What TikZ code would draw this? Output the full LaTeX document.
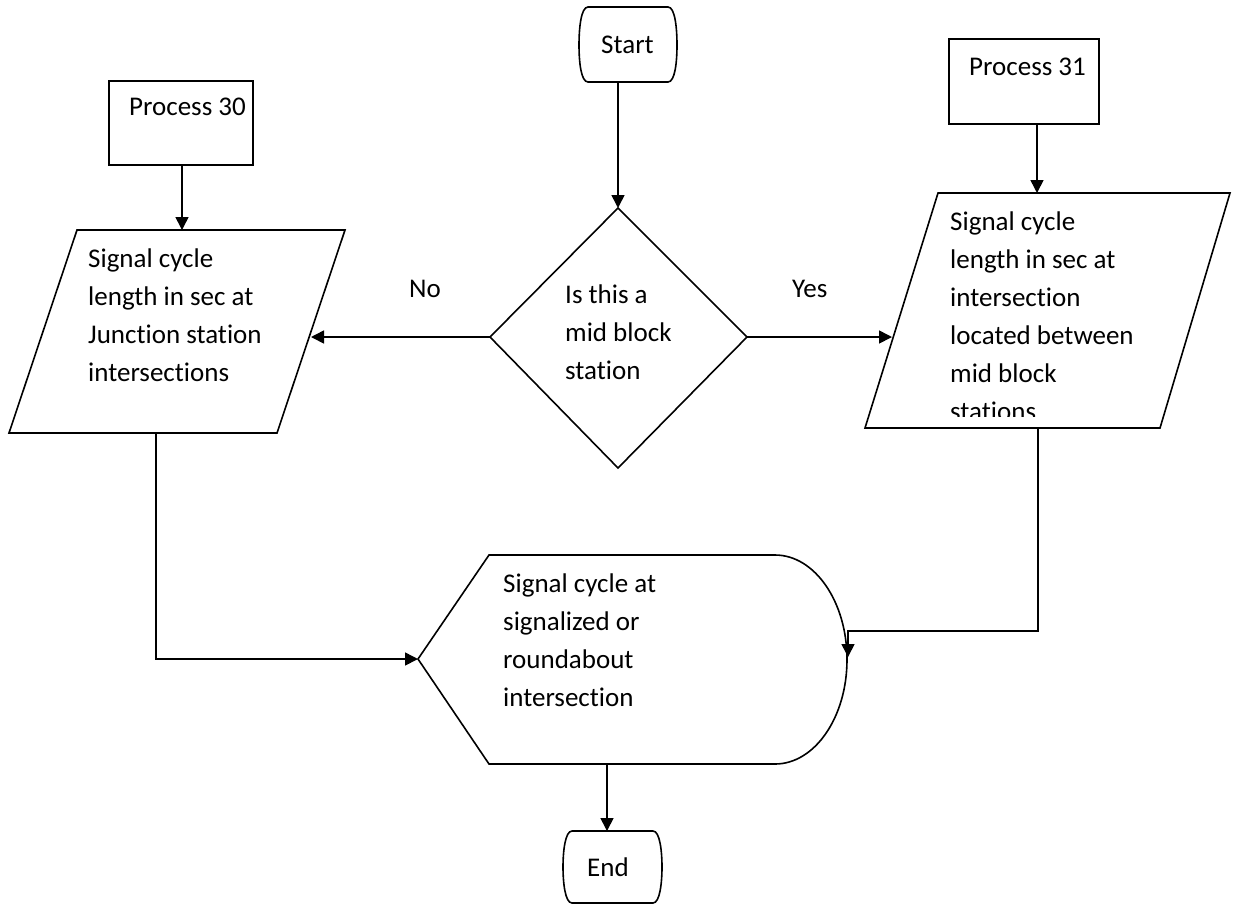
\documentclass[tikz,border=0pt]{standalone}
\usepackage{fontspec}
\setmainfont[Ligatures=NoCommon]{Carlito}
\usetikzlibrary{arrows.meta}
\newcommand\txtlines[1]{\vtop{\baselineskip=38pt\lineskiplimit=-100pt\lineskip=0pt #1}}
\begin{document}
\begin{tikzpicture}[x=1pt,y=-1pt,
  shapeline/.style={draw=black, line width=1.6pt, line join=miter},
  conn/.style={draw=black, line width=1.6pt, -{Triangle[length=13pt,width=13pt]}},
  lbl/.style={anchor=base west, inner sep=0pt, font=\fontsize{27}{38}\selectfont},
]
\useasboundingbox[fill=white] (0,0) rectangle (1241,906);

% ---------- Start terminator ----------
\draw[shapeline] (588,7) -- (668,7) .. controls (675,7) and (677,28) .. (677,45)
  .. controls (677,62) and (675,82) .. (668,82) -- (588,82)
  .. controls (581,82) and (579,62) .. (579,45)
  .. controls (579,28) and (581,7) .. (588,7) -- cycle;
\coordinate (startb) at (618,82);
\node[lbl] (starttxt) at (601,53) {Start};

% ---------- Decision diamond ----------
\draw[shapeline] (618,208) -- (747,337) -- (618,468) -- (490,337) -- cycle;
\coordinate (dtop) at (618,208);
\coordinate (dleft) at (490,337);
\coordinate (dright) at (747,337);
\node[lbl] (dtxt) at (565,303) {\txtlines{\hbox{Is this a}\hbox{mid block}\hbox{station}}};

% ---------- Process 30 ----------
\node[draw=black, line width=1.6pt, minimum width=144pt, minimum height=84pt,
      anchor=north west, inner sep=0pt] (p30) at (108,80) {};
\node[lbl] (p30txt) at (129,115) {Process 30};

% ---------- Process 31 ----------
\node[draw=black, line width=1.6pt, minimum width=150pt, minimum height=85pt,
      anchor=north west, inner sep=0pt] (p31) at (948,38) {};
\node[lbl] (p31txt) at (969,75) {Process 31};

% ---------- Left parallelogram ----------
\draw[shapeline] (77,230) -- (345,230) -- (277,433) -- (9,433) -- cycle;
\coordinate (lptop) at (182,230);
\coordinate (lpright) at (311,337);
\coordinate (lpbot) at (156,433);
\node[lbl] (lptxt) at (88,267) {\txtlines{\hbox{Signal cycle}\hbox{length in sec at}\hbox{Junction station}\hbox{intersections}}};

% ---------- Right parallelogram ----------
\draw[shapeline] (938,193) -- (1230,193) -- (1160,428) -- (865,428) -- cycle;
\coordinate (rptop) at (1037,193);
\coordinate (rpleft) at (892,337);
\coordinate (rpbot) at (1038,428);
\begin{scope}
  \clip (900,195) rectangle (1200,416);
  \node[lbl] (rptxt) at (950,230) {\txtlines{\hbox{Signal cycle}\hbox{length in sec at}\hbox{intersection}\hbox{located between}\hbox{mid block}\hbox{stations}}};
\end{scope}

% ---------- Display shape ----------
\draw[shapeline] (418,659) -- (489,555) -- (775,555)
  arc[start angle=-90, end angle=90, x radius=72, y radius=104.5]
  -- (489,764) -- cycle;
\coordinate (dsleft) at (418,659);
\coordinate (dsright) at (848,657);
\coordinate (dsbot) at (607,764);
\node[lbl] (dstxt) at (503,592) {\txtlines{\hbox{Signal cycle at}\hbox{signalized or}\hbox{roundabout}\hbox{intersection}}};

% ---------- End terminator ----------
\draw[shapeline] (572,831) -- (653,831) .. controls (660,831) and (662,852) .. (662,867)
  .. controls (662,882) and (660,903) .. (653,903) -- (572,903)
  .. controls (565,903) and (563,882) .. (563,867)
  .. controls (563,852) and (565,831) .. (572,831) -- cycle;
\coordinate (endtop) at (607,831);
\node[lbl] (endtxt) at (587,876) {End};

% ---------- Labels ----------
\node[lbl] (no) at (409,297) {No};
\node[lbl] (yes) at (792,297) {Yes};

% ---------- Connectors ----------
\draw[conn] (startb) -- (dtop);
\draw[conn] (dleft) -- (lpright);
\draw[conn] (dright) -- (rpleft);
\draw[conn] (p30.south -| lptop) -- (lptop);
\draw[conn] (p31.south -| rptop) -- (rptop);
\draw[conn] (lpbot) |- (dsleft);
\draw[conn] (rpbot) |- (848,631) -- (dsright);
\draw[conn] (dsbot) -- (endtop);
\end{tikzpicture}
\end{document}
—————
== Goal of the exercise ==
Please quote the lines of the material, beginning with the first and ending with the one that contains "(p30txt) at (129,115)", exactly as written and without any pictures.

== Task answer ==
What TikZ code would draw this? Output the full LaTeX document.
\documentclass[tikz,border=0pt]{standalone}
\usepackage{fontspec}
\setmainfont[Ligatures=NoCommon]{Carlito}
\usetikzlibrary{arrows.meta}
\newcommand\txtlines[1]{\vtop{\baselineskip=38pt\lineskiplimit=-100pt\lineskip=0pt #1}}
\begin{document}
\begin{tikzpicture}[x=1pt,y=-1pt,
  shapeline/.style={draw=black, line width=1.6pt, line join=miter},
  conn/.style={draw=black, line width=1.6pt, -{Triangle[length=13pt,width=13pt]}},
  lbl/.style={anchor=base west, inner sep=0pt, font=\fontsize{27}{38}\selectfont},
]
\useasboundingbox[fill=white] (0,0) rectangle (1241,906);

% ---------- Start terminator ----------
\draw[shapeline] (588,7) -- (668,7) .. controls (675,7) and (677,28) .. (677,45)
  .. controls (677,62) and (675,82) .. (668,82) -- (588,82)
  .. controls (581,82) and (579,62) .. (579,45)
  .. controls (579,28) and (581,7) .. (588,7) -- cycle;
\coordinate (startb) at (618,82);
\node[lbl] (starttxt) at (601,53) {Start};

% ---------- Decision diamond ----------
\draw[shapeline] (618,208) -- (747,337) -- (618,468) -- (490,337) -- cycle;
\coordinate (dtop) at (618,208);
\coordinate (dleft) at (490,337);
\coordinate (dright) at (747,337);
\node[lbl] (dtxt) at (565,303) {\txtlines{\hbox{Is this a}\hbox{mid block}\hbox{station}}};

% ---------- Process 30 ----------
\node[draw=black, line width=1.6pt, minimum width=144pt, minimum height=84pt,
      anchor=north west, inner sep=0pt] (p30) at (108,80) {};
\node[lbl] (p30txt) at (129,115) {Process 30};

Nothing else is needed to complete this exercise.